AIM OF THE TASK:
Return all lines from the listing below in which the string "React" occurs.

DATASET EXCERPTS:
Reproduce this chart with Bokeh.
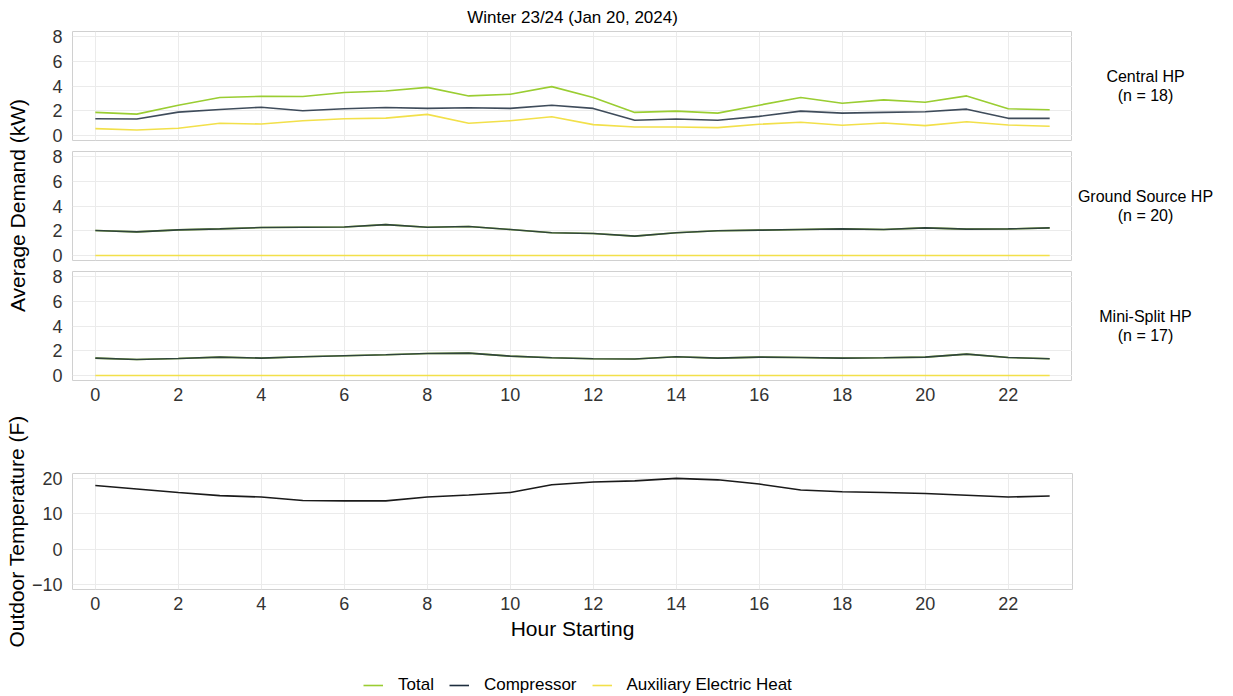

--

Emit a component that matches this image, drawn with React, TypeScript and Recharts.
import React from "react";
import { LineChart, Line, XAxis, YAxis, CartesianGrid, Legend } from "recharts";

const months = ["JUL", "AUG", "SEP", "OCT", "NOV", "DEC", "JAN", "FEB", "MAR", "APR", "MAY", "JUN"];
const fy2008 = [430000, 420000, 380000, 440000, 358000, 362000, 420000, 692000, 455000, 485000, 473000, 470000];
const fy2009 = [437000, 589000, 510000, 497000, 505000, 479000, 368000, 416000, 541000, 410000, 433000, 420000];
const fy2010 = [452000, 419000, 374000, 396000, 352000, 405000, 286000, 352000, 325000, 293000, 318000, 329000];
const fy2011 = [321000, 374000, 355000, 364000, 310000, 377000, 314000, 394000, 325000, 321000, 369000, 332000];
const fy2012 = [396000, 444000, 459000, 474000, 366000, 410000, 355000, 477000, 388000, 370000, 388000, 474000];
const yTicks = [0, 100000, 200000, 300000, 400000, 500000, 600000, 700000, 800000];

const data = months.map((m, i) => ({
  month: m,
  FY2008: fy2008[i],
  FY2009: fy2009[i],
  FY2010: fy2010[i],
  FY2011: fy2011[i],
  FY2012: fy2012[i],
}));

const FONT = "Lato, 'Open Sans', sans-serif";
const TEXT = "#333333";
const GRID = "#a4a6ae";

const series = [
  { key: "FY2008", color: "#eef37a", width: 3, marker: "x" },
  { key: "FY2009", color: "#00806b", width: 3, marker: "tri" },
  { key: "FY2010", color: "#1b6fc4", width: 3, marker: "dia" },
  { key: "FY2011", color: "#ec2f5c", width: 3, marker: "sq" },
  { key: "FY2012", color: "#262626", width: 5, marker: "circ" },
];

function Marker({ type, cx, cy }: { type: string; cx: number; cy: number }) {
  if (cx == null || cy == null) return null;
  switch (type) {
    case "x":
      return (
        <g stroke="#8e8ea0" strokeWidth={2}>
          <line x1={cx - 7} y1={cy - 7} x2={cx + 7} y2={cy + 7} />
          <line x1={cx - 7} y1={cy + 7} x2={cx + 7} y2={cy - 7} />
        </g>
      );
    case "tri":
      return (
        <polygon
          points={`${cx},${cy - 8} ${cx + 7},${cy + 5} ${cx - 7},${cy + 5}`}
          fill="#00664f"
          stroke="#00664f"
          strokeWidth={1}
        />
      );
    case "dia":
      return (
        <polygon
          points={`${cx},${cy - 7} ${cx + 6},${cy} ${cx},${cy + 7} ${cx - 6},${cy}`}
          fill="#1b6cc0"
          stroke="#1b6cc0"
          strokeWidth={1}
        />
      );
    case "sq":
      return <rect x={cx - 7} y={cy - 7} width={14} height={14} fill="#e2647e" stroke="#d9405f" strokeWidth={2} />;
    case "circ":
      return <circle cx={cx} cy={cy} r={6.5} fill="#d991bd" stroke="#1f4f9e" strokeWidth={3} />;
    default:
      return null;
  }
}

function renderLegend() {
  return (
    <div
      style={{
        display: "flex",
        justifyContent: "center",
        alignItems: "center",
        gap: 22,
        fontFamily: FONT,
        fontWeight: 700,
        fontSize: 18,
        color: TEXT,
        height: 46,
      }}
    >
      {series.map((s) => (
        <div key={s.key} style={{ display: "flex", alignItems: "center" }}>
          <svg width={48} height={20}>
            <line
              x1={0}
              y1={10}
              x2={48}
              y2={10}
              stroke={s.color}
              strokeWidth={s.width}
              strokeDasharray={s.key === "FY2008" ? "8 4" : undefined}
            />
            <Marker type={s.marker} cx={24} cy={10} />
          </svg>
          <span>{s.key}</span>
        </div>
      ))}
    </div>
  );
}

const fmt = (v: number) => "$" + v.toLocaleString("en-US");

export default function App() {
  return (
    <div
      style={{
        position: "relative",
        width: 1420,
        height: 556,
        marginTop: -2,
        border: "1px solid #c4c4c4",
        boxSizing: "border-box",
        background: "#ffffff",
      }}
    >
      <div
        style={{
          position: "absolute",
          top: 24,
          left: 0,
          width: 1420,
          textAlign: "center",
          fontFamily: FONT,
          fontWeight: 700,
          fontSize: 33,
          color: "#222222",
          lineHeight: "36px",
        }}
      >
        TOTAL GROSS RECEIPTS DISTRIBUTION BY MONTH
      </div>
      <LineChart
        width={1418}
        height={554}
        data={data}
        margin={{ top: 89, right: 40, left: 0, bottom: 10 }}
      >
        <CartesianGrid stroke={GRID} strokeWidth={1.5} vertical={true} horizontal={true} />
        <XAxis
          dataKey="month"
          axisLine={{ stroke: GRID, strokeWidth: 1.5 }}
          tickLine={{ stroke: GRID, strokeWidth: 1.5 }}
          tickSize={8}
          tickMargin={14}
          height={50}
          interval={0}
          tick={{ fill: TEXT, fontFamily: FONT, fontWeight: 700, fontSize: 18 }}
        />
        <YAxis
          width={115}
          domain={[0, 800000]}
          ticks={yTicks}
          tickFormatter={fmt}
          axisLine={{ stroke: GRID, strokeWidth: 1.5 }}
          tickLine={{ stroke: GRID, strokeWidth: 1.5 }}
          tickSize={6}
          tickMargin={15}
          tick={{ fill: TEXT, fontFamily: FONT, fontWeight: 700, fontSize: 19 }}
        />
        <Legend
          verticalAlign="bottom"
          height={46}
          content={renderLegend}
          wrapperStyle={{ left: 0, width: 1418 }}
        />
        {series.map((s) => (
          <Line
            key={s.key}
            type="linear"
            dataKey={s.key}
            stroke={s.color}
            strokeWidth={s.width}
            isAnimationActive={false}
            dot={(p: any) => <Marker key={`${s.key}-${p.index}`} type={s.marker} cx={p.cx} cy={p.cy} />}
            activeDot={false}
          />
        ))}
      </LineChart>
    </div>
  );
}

CORRECT OUTPUT:
Emit a component that matches this image, drawn with React, TypeScript and Recharts.
import React from "react";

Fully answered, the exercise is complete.